- [REQUEST]
Any pictures should be left out; please print exactly the lines between the line with "Generate a web" and the line with "const CpG13_UM = [66, 3];", inclusive.

- [SUPPLIED MATERIAL]
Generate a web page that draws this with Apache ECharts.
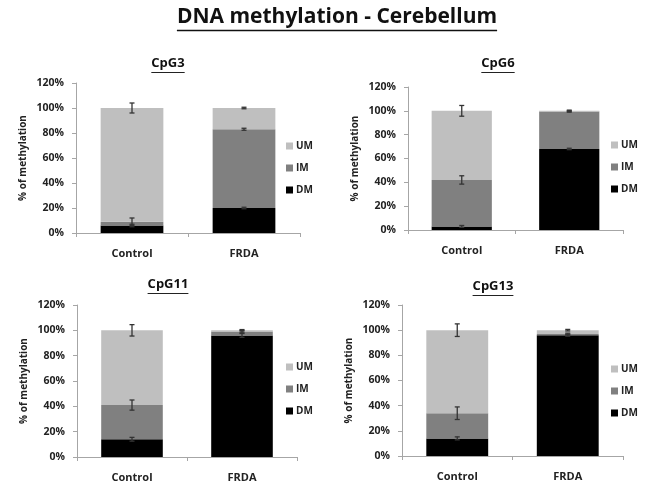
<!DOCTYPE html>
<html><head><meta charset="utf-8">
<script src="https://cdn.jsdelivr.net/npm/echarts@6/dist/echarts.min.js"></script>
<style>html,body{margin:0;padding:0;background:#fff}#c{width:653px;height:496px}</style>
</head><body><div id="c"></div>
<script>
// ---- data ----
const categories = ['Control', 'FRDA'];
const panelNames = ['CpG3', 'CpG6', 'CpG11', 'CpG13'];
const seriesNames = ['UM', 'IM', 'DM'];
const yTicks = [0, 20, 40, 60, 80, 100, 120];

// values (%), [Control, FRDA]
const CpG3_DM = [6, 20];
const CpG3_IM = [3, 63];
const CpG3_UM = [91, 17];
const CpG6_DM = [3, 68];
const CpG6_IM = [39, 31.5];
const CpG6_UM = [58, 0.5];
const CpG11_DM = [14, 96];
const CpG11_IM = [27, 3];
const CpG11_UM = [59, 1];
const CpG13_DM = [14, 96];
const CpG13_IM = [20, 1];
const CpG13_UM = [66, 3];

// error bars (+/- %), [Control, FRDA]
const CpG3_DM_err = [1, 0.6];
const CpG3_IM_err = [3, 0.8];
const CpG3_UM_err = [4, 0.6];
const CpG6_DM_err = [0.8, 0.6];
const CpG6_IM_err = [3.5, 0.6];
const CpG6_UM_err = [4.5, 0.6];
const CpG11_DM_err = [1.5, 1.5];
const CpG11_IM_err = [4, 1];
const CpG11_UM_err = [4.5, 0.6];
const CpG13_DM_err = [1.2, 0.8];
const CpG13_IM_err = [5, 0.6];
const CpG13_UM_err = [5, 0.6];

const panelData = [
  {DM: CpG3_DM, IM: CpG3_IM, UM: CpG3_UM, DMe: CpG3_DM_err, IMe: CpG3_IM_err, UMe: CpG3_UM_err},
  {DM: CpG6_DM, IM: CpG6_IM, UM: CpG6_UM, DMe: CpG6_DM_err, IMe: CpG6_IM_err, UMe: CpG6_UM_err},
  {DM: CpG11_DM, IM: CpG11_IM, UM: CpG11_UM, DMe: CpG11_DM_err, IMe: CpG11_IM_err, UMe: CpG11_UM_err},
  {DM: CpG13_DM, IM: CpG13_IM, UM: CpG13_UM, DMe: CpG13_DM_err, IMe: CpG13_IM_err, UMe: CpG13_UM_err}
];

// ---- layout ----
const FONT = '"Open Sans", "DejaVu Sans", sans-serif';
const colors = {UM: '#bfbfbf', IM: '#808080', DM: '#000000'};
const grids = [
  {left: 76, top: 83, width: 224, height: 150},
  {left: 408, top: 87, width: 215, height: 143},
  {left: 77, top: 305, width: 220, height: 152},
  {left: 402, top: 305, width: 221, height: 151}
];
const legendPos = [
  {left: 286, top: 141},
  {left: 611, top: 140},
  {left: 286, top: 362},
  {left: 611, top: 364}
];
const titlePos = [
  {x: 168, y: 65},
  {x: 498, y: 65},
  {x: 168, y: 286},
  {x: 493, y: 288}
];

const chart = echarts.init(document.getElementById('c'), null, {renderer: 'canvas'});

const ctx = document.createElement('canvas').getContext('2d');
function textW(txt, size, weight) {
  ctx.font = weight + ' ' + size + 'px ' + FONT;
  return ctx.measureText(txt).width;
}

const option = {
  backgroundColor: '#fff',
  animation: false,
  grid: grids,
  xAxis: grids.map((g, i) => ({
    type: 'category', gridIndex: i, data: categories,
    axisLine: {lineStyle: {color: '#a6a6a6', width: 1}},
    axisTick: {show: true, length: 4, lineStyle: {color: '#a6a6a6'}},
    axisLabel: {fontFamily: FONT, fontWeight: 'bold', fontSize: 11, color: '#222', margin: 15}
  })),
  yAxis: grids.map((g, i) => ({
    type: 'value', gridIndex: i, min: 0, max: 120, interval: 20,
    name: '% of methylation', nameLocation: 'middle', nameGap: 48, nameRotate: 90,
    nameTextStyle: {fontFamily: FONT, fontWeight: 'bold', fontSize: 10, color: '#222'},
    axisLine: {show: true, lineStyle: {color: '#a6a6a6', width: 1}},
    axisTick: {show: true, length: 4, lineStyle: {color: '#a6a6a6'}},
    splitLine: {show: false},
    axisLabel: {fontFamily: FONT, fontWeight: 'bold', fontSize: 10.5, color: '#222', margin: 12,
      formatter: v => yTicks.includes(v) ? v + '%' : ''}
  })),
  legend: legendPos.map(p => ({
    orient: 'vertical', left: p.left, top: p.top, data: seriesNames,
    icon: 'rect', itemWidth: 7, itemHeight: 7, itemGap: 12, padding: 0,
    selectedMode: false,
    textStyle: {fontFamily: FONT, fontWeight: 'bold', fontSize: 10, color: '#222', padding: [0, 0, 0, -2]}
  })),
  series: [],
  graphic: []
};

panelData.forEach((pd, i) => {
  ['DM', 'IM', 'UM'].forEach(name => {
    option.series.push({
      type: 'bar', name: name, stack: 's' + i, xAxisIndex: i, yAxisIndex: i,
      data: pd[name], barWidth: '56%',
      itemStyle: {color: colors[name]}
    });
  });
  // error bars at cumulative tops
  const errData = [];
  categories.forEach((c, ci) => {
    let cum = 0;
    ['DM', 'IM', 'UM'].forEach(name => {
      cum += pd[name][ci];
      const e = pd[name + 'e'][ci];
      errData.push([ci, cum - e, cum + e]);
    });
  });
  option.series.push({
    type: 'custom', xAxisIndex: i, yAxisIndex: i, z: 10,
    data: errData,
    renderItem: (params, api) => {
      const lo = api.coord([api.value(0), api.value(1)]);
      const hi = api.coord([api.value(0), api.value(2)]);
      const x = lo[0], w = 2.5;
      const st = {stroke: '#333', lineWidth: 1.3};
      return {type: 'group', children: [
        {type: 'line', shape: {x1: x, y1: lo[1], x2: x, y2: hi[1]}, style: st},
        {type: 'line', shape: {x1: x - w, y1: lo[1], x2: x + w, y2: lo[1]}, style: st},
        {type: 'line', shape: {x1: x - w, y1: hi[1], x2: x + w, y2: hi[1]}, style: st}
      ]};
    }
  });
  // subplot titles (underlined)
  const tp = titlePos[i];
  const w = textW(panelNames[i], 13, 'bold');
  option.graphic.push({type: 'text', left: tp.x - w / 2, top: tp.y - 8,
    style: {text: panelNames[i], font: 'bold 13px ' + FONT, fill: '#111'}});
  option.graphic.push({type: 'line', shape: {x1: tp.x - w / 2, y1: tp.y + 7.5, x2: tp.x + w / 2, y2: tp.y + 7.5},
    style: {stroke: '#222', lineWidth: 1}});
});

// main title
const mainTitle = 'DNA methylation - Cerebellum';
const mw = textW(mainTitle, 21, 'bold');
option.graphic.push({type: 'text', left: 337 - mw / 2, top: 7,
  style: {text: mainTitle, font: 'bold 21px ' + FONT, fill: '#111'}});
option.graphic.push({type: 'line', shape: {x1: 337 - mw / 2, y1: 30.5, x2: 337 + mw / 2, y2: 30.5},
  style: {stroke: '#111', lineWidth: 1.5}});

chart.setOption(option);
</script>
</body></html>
==
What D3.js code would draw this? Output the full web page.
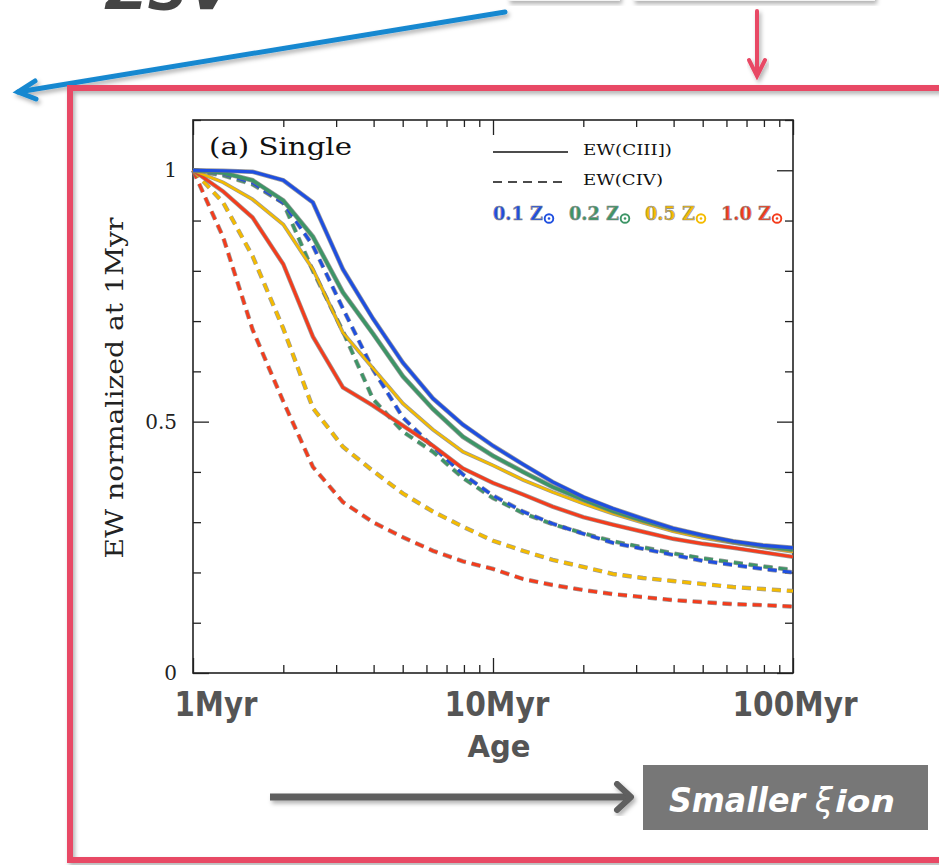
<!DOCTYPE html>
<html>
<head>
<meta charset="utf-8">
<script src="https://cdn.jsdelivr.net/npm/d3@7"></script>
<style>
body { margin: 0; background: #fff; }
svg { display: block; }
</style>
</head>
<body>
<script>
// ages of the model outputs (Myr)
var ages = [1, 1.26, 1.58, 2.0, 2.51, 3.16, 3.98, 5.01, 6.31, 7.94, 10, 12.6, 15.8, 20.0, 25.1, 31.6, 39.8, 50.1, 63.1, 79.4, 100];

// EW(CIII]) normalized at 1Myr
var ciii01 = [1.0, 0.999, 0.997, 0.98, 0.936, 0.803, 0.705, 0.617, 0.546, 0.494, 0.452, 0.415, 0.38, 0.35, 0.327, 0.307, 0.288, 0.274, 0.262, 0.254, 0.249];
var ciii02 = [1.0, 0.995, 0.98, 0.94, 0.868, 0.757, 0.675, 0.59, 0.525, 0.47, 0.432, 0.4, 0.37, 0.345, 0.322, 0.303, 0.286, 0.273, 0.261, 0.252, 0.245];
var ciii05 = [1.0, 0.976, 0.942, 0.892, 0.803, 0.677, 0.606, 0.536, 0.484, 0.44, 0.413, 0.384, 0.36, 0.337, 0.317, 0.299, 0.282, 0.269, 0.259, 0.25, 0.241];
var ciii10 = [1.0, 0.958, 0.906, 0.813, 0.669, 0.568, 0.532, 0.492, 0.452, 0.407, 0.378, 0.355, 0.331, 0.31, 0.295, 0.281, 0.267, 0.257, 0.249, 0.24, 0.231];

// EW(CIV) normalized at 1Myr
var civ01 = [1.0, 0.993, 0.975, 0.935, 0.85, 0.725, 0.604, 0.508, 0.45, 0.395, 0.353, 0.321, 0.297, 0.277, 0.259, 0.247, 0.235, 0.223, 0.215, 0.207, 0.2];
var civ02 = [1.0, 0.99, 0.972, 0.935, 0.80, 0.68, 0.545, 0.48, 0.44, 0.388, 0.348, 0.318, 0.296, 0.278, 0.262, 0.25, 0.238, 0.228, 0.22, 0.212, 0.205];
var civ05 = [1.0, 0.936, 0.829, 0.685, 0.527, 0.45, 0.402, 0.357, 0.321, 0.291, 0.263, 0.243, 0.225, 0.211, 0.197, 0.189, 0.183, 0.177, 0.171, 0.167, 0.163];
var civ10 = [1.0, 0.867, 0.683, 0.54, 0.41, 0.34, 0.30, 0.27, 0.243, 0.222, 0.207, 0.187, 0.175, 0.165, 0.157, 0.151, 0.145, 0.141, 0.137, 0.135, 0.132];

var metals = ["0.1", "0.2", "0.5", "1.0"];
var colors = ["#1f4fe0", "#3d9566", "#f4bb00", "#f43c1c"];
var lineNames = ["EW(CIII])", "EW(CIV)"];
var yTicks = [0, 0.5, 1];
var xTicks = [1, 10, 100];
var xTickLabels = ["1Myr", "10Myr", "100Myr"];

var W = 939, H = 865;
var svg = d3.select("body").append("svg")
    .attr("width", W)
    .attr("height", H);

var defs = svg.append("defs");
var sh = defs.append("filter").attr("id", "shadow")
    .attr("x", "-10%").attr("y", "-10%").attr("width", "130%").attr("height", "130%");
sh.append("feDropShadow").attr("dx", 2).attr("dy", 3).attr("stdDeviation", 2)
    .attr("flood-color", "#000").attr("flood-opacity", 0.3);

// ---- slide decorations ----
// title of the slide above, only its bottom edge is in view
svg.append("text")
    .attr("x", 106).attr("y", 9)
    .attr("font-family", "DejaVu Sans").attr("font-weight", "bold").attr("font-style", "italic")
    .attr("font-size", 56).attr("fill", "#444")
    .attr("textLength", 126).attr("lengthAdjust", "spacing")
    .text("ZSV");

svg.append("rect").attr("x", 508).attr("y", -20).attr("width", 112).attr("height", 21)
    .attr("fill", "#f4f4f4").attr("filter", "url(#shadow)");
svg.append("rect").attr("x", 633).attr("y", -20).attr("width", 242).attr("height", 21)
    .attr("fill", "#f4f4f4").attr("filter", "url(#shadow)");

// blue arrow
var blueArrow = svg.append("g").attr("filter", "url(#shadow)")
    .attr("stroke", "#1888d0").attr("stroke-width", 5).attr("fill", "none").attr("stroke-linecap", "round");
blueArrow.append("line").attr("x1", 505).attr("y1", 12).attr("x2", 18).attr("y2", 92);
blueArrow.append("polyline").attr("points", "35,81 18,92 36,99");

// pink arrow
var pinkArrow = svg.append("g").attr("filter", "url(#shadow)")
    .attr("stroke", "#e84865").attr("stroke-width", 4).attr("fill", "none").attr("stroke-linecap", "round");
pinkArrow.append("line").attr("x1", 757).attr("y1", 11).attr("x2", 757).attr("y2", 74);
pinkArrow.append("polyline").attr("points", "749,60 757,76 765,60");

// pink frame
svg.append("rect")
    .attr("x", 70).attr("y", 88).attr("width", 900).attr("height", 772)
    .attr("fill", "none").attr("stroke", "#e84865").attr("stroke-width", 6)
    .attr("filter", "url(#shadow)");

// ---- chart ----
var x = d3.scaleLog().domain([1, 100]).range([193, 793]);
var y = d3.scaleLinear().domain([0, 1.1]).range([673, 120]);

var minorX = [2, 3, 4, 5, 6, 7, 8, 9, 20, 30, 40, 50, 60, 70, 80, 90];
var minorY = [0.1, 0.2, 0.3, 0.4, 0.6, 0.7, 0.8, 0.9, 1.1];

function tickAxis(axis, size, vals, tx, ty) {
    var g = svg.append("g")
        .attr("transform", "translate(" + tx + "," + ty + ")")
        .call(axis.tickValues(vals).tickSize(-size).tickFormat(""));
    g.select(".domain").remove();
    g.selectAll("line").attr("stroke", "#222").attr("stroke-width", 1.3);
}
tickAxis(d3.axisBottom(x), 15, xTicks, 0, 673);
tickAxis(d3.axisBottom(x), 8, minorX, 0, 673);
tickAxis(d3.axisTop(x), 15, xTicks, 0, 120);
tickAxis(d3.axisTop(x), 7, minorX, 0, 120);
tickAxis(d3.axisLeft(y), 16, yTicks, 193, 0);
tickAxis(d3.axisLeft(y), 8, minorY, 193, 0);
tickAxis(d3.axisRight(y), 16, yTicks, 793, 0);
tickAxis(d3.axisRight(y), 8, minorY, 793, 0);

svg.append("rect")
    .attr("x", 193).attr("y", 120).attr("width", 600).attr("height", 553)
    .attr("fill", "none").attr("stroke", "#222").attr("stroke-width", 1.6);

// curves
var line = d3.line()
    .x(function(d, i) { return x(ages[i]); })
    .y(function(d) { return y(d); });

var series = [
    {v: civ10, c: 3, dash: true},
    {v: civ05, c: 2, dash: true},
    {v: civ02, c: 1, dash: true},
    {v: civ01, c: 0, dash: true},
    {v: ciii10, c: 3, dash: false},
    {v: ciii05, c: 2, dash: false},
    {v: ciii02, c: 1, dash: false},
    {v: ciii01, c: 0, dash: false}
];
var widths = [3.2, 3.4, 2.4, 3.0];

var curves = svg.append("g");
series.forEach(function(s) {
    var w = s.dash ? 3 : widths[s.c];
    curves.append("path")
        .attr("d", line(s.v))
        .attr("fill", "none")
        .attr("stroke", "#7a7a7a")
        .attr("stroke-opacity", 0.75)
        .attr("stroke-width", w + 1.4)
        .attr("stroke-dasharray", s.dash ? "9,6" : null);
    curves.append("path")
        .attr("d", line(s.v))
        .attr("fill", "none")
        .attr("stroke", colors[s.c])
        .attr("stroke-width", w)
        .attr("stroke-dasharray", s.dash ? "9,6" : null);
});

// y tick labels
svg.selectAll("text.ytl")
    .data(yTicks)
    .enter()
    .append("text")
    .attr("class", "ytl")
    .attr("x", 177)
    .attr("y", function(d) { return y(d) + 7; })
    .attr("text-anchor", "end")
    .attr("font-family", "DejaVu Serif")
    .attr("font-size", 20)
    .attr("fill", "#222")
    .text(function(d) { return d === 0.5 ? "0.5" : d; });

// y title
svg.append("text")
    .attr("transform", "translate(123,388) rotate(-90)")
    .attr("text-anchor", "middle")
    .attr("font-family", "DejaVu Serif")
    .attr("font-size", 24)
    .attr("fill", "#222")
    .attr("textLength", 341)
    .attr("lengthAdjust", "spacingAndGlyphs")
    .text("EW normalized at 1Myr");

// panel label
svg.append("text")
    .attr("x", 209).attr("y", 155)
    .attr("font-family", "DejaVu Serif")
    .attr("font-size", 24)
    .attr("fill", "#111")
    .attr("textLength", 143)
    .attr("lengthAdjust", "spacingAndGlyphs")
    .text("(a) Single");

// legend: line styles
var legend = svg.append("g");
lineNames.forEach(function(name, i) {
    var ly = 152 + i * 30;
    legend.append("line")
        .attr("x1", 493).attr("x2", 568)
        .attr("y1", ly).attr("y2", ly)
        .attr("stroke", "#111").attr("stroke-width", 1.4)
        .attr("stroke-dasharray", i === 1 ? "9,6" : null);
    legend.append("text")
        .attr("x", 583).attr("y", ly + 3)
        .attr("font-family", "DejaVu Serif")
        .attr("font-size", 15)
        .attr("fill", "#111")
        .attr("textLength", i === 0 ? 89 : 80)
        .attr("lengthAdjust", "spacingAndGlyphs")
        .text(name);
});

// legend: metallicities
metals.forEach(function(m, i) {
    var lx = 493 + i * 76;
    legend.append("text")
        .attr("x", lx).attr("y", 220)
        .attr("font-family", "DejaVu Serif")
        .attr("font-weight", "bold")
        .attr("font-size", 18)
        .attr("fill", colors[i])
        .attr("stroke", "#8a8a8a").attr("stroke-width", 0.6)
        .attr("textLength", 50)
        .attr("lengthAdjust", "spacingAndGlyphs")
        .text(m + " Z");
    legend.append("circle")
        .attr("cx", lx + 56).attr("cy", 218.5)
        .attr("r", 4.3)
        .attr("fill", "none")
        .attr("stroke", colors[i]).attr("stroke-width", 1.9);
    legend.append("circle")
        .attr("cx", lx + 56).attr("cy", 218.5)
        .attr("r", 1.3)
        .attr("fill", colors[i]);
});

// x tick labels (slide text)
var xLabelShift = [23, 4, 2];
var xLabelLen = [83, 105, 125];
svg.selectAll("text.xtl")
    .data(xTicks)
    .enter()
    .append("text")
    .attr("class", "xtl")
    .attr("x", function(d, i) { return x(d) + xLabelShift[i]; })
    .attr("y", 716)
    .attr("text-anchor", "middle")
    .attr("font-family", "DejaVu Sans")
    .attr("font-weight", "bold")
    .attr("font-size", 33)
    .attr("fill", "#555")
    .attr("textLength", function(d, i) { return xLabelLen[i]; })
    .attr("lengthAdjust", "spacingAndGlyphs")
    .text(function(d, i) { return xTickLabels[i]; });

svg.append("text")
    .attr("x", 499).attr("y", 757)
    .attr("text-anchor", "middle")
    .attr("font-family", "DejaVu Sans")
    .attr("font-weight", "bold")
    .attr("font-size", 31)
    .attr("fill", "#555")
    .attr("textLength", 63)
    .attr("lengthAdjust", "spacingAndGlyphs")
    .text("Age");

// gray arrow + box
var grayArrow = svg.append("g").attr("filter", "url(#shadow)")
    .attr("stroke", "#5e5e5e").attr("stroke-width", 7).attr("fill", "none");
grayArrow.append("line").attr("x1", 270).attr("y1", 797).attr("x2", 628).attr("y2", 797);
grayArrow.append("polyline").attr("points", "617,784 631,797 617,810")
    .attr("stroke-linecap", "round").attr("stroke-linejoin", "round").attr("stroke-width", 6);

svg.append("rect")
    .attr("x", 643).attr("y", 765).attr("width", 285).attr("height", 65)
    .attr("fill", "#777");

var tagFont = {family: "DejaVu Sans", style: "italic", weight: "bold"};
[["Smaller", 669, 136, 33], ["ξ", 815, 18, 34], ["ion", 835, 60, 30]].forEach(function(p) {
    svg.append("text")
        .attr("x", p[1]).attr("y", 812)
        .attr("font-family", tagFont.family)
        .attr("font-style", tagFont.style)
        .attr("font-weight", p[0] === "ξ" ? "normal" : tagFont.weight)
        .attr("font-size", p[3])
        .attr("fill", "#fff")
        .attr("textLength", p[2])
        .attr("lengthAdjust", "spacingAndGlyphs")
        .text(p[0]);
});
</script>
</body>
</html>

- [ANSWER FOR THIS EXERCISE]
Generate a web page that draws this with Apache ECharts.
<!DOCTYPE html>
<html><head><meta charset="utf-8">
<script src="https://cdn.jsdelivr.net/npm/echarts@6/dist/echarts.min.js"></script>
<style>html,body{margin:0;padding:0;background:#fff}#c{width:653px;height:496px}</style>
</head><body><div id="c"></div>
<script>
// ---- data ----
const categories = ['Control', 'FRDA'];
const panelNames = ['CpG3', 'CpG6', 'CpG11', 'CpG13'];
const seriesNames = ['UM', 'IM', 'DM'];
const yTicks = [0, 20, 40, 60, 80, 100, 120];

// values (%), [Control, FRDA]
const CpG3_DM = [6, 20];
const CpG3_IM = [3, 63];
const CpG3_UM = [91, 17];
const CpG6_DM = [3, 68];
const CpG6_IM = [39, 31.5];
const CpG6_UM = [58, 0.5];
const CpG11_DM = [14, 96];
const CpG11_IM = [27, 3];
const CpG11_UM = [59, 1];
const CpG13_DM = [14, 96];
const CpG13_IM = [20, 1];
const CpG13_UM = [66, 3];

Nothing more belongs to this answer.